Однако в умах союзного командования, главную скрипку в котором играл Вашингтон, зрели иные планы. Согласно этим планам основную роль на заключительном этапе войны должны были взять на себя американцы. Приказами Ставки задача по овладению Руром – самым важным во всех отношениях районом Германии – возлагалась исключительно на американцев. Затем, тем же американцам предписывается двинуть одну часть своих войск к Эльбе, другую – в направлении Дуная, с тем чтобы захватить основную часть немецкой территории и соединиться с советскими войсками у Берлина, Праги и Вены. [192]

Англичанам отводились районы, прилегающие к Северному морю. Что касается французов, то сначала, как помнится, их хотели оставить на левом берегу Рейна, но поскольку они все-таки перебрались через него, им было рекомендовано далеко от него не удаляться. Само собой разумеется, что в момент, когда перед французскими войсками открывались широкие перспективы, мы не могли пойти на подобное сокращение нашего военного участия.

В то время как группа армий генерала Брэдли окружала в бассейне Рура немецкие войска генерала Моделя{84} и, вынудив его капитулировать, форсировала в самом сердце Рейха реку Везер, группа армий генерала Деверса вместо того, чтобы также двигаться на восток, все более отклонялась к югу. Если бы французы остались безучастными зрителями этого маневра, армия Пэтча сжала бы армию Делаттра и заблокировала ее у Рейна, соизволив, возможно, уступить нам несколько жалких кусков в немецкой провинции Баден. В данном случае военные операции имели непосредственное отношение к политике. Именно поэтому, еще до нашего перехода через Рейн, я указывал Делаттру на то значение, какое будут иметь действия его армии для национальных интересов Франции. Мы договорились с ним, что при любых обстоятельствах 1-я армия должна овладеть Штутгартом. Столица Вюртемберга действительно могла бы открыть нам путь к Дунаю, в Баварию и Австрию. Овладев ею, мы получили бы очень сильный козырь для реализации наших намерений относительно французской оккупационной зоны.

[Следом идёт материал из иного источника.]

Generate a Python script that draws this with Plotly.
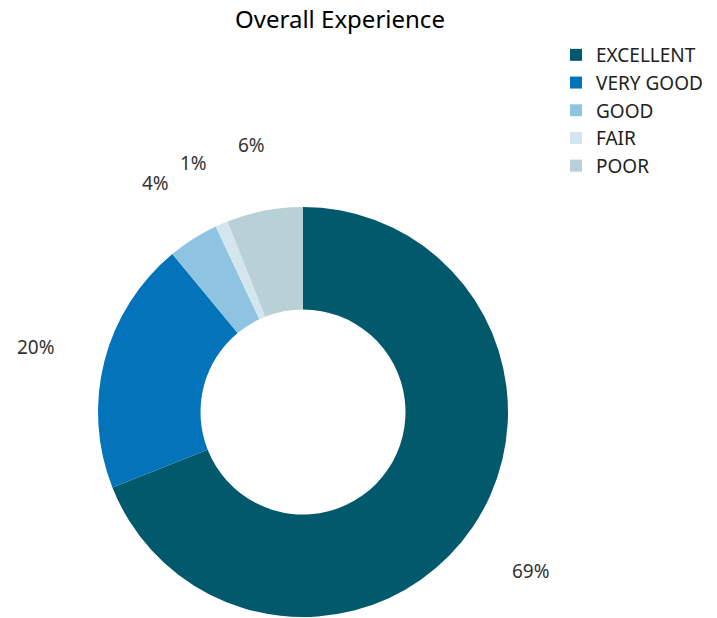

Но приходилось считаться и с противником. Его XIX-я армия крепко уцепилась за массив Шварцвальд. В силу этого, наши действия развернулись в первой половине апреля не на штутгартском направлении, а в этом неблагоприятном с точки зрения природных условий районе. Наш 2-й корпус, форсировавший Рейн с пфальцского плацдарма и захвативший Карлсруэ, 7 апреля овладел Пфорцгеймом. Но прежде чем форсировать [193] Неккар и двинуться к Дунаю, Делаттр решил сконцентрировать силы своей армии в Шварцвальде и очистить эту естественную крепость от немцев. Он направил Монсабера на юг, чтобы проникнуть в самое сердце горного массива и открыть путь Бетуару от Рейна до Штутгарта. В результате этой операции были взяты Раштатт, Баден-Баден, Кель, Фройденштадт. XIX-я немецкая армия была загнана на лесистые вершины Шварцвальда. Но главный город провинции Вюртемберг по-прежнему оставался у противника, и союзникам до него было рукой подать. Нам требовалось овладеть им немедленно и раньше союзников. Не вмешиваясь в оперативные планы командующего 1-й армией, я вновь напомнил ему 15 апреля, что правительство ждет от него взятия Штутгарта.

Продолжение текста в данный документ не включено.